Racconto dopo racconto verità dopo verità, la sua voce incatena tutti in una empatia che diventa solidarietà, come protezione attorno alla piccola forte Zeinab e in realtà intorno a tutte le donne afghane.
“Il mondo non ha la volontà di portare pace nei paesi devastati dalla guerra, nè di alleviare la povertà nei paesi poveri. L’arroganza mi disgusta, l’arroganza dei paesi che incolpano il popolo afghano per il dominio talebano, affermando che noi non siamo degni di un sistema democratico, ma come… se sono stati loro che hanno preso armi e bagagli e si sono allontanati dai vertici dell’Afghanistan abbandonandoci a noi stessi, così, di fatto dobbiamo capire che siamo completamente soli e che non dobbiamo guardare con speranza nessuno” così dice Zeinab.

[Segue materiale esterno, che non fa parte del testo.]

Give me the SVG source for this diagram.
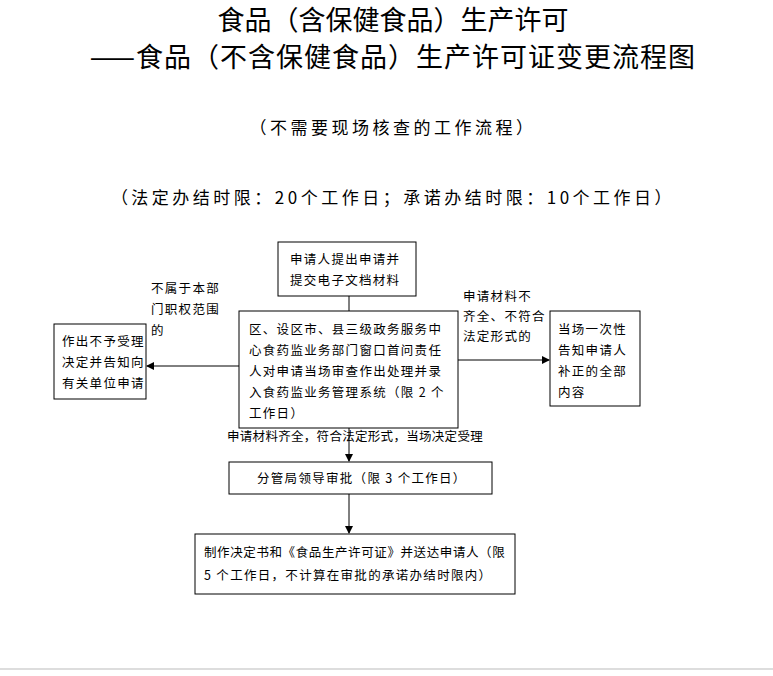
<svg xmlns="http://www.w3.org/2000/svg" width="773" height="676" viewBox="0 0 773 676">
<style>
text{font-family:"Noto Sans CJK SC","Liberation Sans",sans-serif;fill:#000}
.t{font-size:27px;text-anchor:middle}
.s{font-size:17px;text-anchor:middle;letter-spacing:3.5px}
.n{font-size:12.5px;letter-spacing:1.3px}
rect{fill:#fff;stroke:#000;stroke-width:1}
.c line{stroke:#000;stroke-width:1}
</style>
<defs><marker id="a" markerWidth="8" markerHeight="8" refX="7" refY="4" orient="auto" markerUnits="userSpaceOnUse"><path d="M0,0L8,4L0,8z" fill="#000"/></marker></defs>
<rect x="0" y="0" width="773" height="676" style="stroke:none"/>
<text class="t" x="393" y="30">食品（含保健食品）生产许可</text>
<text class="t" x="393" y="67" style="letter-spacing:1px">——食品（不含保健食品）生产许可证变更流程图</text>
<text class="s" x="393" y="134">（不需要现场核查的工作流程）</text>
<text class="s" x="393" y="204">（法定办结时限：20个工作日；承诺办结时限：10个工作日）</text>
<g class="c">
<line x1="349" y1="296" x2="349" y2="311"/>
<line x1="239" y1="366" x2="147" y2="366" marker-end="url(#a)"/>
<line x1="458" y1="360" x2="549" y2="360" marker-end="url(#a)"/>
<line x1="349" y1="428" x2="349" y2="461" marker-end="url(#a)"/>
<line x1="349" y1="494" x2="349" y2="533" marker-end="url(#a)"/>
</g>
<g id="n1"><rect x="278" y="242" width="138" height="54"/><text class="n" x="290" y="264">申请人提出申请并</text><text class="n" x="290" y="285">提交电子文档材料</text></g>
<g id="n2"><rect x="239" y="311" width="219" height="117"/>
<text class="n" x="249" y="334">区、设区市、县三级政务服务中</text>
<text class="n" x="249" y="355">心食药监业务部门窗口首问责任</text>
<text class="n" x="249" y="376">人对申请当场审查作出处理并录</text>
<text class="n" x="249" y="397">入食药监业务管理系统（限 2 个</text>
<text class="n" x="249" y="418">工作日）</text></g>
<g id="n3"><rect x="54" y="324" width="92" height="75"/>
<text class="n" x="62" y="346">作出不予受理</text><text class="n" x="62" y="367">决定并告知向</text><text class="n" x="62" y="388">有关单位申请</text></g>
<g id="n4"><rect x="550" y="311" width="90" height="95"/>
<text class="n" x="558" y="334">当场一次性</text><text class="n" x="558" y="355">告知申请人</text><text class="n" x="558" y="376">补正的全部</text><text class="n" x="558" y="397">内容</text></g>
<g id="n5"><rect x="229" y="462" width="263" height="32"/><text class="n" x="257" y="483">分管局领导审批（限 3 个工作日）</text></g>
<g id="n6"><rect x="195" y="534" width="320" height="60"/>
<text class="n" x="204" y="557" style="letter-spacing:0.6px">制作决定书和《食品生产许可证》并送达申请人（限</text>
<text class="n" x="204" y="580">5 个工作日，不计算在审批的承诺办结时限内）</text></g>
<g id="labels">
<text class="n" x="151" y="293">不属于本部</text><text class="n" x="151" y="314">门职权范围</text><text class="n" x="151" y="335">的</text>
<text class="n" x="463" y="301">申请材料不</text><text class="n" x="463" y="321">齐全、不符合</text><text class="n" x="463" y="341">法定形式的</text>
<text class="n" x="227" y="441" style="letter-spacing:0.3px">申请材料齐全，符合法定形式，当场决定受理</text>
</g>
<line x1="0" y1="669" x2="773" y2="669" stroke="#bbb" stroke-width="1"/>
</svg>
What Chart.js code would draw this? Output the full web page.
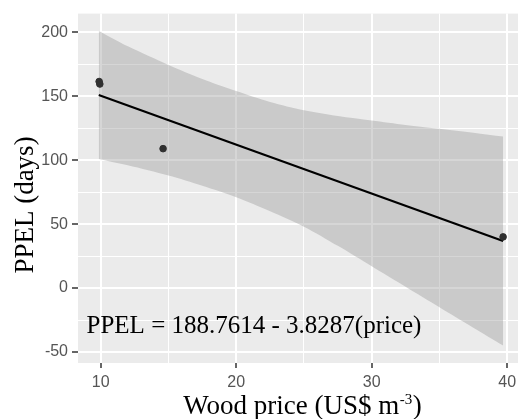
<!DOCTYPE html>
<html lang="en">
<head>
    <meta charset="UTF-8">
    <title>PPEL vs wood price</title>
    <script src="https://cdn.jsdelivr.net/npm/chart.js"></script>
    <style>
        html, body {
            margin: 0;
            padding: 0;
            background: #ffffff;
            overflow: hidden;
        }
        #wrap {
            width: 523px;
            height: 419px;
        }
    </style>
</head>
<body>
    <div id="wrap"><canvas id="fitChart" width="523" height="419"></canvas></div>

    <script>
        // observed points
        const pointX = [9.88, 9.93, 14.6, 39.7];
        const pointY = [161.5, 159.5, 109, 40];

        // fitted line
        const lineX = [9.85, 39.7];
        const lineY = [151, 36.8];

        // confidence band
        const bandX = [9.85, 12, 15, 17.5, 20, 22.5, 25, 27.5, 30, 32.5, 35, 37.5, 39.7];
        const bandUpper = [201, 189, 174.5, 163.5, 154, 145.5, 139, 134.5, 131, 127.5, 124.5, 121.5, 118.5];
        const bandLower = [101, 96, 88, 80, 71, 60, 48, 33, 17, 1, -15, -31, -45];

        const xTicks = [10, 15, 20, 25, 30, 35, 40];
        const yTicks = [-50, -25, 0, 25, 50, 75, 100, 125, 150, 175, 200];

        const equationText = 'PPEL = 188.7614 - 3.8287(price)';
        const yTitle = 'PPEL (days)';

        function toXY(xs, ys) {
            return xs.map((x, i) => ({ x: x, y: ys[i] }));
        }

        const serif = '"Liberation Serif", "Times New Roman", serif';

        const panelBg = {
            id: 'panelBg',
            beforeDraw(chart) {
                const { ctx, chartArea: a } = chart;
                ctx.save();
                ctx.fillStyle = '#ebebeb';
                ctx.fillRect(a.left, a.top, a.right - a.left, a.bottom - a.top);
                ctx.restore();
            },
            afterDraw(chart) {
                const ctx = chart.ctx;
                const xs = chart.scales.x, ys = chart.scales.y;
                ctx.save();
                ctx.fillStyle = '#000';
                ctx.textBaseline = 'alphabetic';

                // equation inside panel
                ctx.font = '25px ' + serif;
                ctx.textAlign = 'left';
                ctx.fillText(equationText, xs.getPixelForValue(8.95), ys.getPixelForValue(-35.5));

                // y axis title
                ctx.save();
                ctx.translate(32.5, 205);
                ctx.rotate(-Math.PI / 2);
                ctx.font = '27px ' + serif;
                ctx.textAlign = 'center';
                ctx.fillText(yTitle, 0, 0);
                ctx.restore();

                // x axis title with superscript
                const main = 'Wood price (US$ m';
                const sup = '-3';
                const tail = ')';
                const f1 = '27px ' + serif;
                const f2 = '15px ' + serif;
                ctx.textAlign = 'left';
                ctx.font = f1;
                const w1 = ctx.measureText(main).width;
                const w3 = ctx.measureText(tail).width;
                ctx.font = f2;
                const w2 = ctx.measureText(sup).width;
                const total = w1 + w2 + w3;
                const x0 = 302 - total / 2;
                const base = 414;
                ctx.font = f1;
                ctx.fillText(main, x0, base);
                ctx.font = f2;
                ctx.fillText(sup, x0 + w1 + 0.5, base - 10);
                ctx.font = f1;
                ctx.fillText(tail, x0 + w1 + w2 + 1, base);
                ctx.restore();
            }
        };

        const ctx = document.getElementById('fitChart').getContext('2d');
        new Chart(ctx, {
            type: 'scatter',
            data: {
                datasets: [
                    {
                        label: 'points',
                        data: toXY(pointX, pointY),
                        backgroundColor: '#303030',
                        borderColor: '#303030',
                        pointRadius: 3.3,
                        order: 0
                    },
                    {
                        label: 'fit',
                        type: 'line',
                        data: toXY(lineX, lineY),
                        borderColor: '#000000',
                        borderWidth: 2.2,
                        pointRadius: 0,
                        fill: false,
                        order: 1
                    },
                    {
                        label: 'upper',
                        type: 'line',
                        data: toXY(bandX, bandUpper),
                        borderWidth: 0,
                        borderColor: 'rgba(0,0,0,0)',
                        backgroundColor: 'rgba(153,153,153,0.4)',
                        pointRadius: 0,
                        tension: 0.3,
                        fill: '+1',
                        order: 2
                    },
                    {
                        label: 'lower',
                        type: 'line',
                        data: toXY(bandX, bandLower),
                        borderWidth: 0,
                        borderColor: 'rgba(0,0,0,0)',
                        pointRadius: 0,
                        tension: 0.3,
                        fill: false,
                        order: 3
                    }
                ]
            },
            options: {
                responsive: false,
                animation: false,
                layout: { padding: { top: 13, right: 0, left: 0, bottom: 0 } },
                plugins: {
                    legend: { display: false },
                    tooltip: { enabled: false }
                },
                scales: {
                    x: {
                        type: 'linear',
                        min: 8.32,
                        max: 40.8,
                        afterBuildTicks: s => { s.ticks = xTicks.map(v => ({ value: v })); },
                        afterFit: s => { s.height = 56; },
                        border: { display: false },
                        grid: {
                            color: '#ffffff',
                            lineWidth: c => (c.tick && c.tick.value % 10 === 0) ? 2 : 1,
                            drawTicks: true,
                            tickLength: 5,
                            tickWidth: 1.5,
                            tickColor: c => (c.tick && c.tick.value % 10 === 0) ? '#333333' : 'rgba(0,0,0,0)'
                        },
                        ticks: {
                            color: '#555555',
                            padding: 5,
                            font: { family: '"Liberation Sans", Arial, sans-serif', size: 16 },
                            callback: v => (v % 10 === 0 ? String(v) : '')
                        }
                    },
                    y: {
                        type: 'linear',
                        min: -58.6,
                        max: 214.6,
                        afterBuildTicks: s => { s.ticks = yTicks.map(v => ({ value: v })); },
                        afterFit: s => { s.width = 78; },
                        border: { display: false },
                        grid: {
                            color: '#ffffff',
                            lineWidth: c => (c.tick && c.tick.value % 50 === 0) ? 2 : 1,
                            drawTicks: true,
                            tickLength: 6,
                            tickWidth: 1.5,
                            tickColor: c => (c.tick && c.tick.value % 50 === 0) ? '#333333' : 'rgba(0,0,0,0)'
                        },
                        ticks: {
                            color: '#555555',
                            padding: 4,
                            font: { family: '"Liberation Sans", Arial, sans-serif', size: 16 },
                            callback: v => (v % 50 === 0 ? String(v) : '')
                        }
                    }
                }
            },
            plugins: [panelBg]
        });
    </script>
</body>
</html>
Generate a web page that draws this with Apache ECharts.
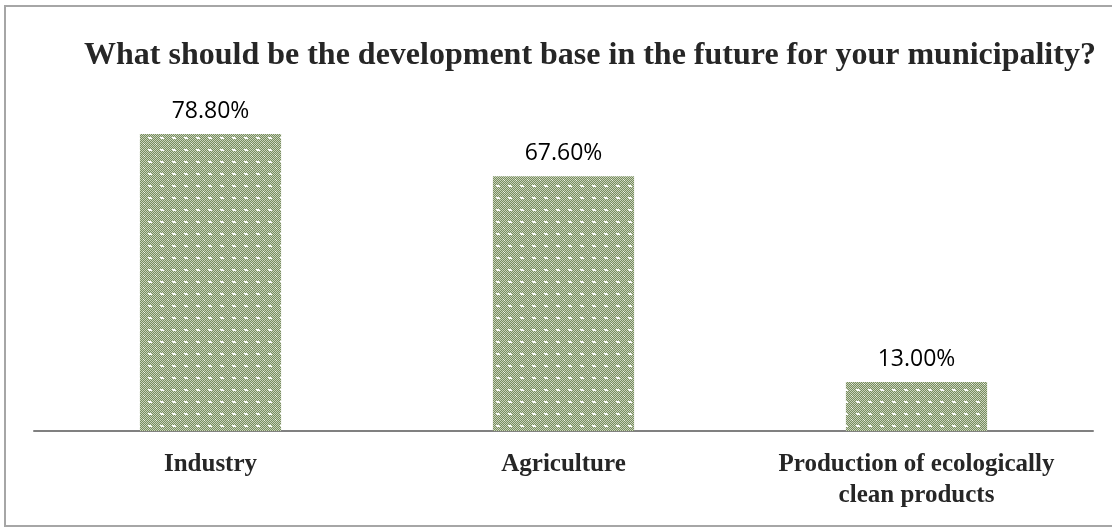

Io la guardo, il foulard appoggiato al capo, come dice la sua religione, mentre una ciocca scura scappa sulla fronte incorniciando il suo viso di femminilità, Zeinab è elegante, gli abbinamenti degli abiti sobri che indossa lo dicono, è colta, ha 31 anni e fa parte di quella generazione che ha avuto modo di studiare, di laurearsi, lei si è laureata in giornalismo, di lavorare, ma le ragazze di oggi in Afghanistan non potranno più essere come lei. Zeinab è anche madre attenta di un bimbo bello ed intelligentissimo, che sta crescendo da sola, che l’accompagna sempre, dimostrando una saggia maturità, nonostante la sua giovanissima età, silenzioso e rispettoso seduto tra il pubblico ascolta, segue la conferenza, accende il suo ipad senza disturbare, sembra distratto ma non lo è, sono sicura che non si perde una parola di quello che succede, mi complimento con lui, per la sua educazione e il suo comportamento, non certo scontato per un bambino così piccolo, appena 7 anni, lui sorride fingendo di non sentire ma alla fine, quando anche la madre lo loda, si alza e corre da lei. Li guardo insieme e sento nella loro dignità e umanità l’amore per il loro paese e nello sguardo intenso fondo e già cosi maturo di quel bimbo, la voglia di combattere per il suo futuro.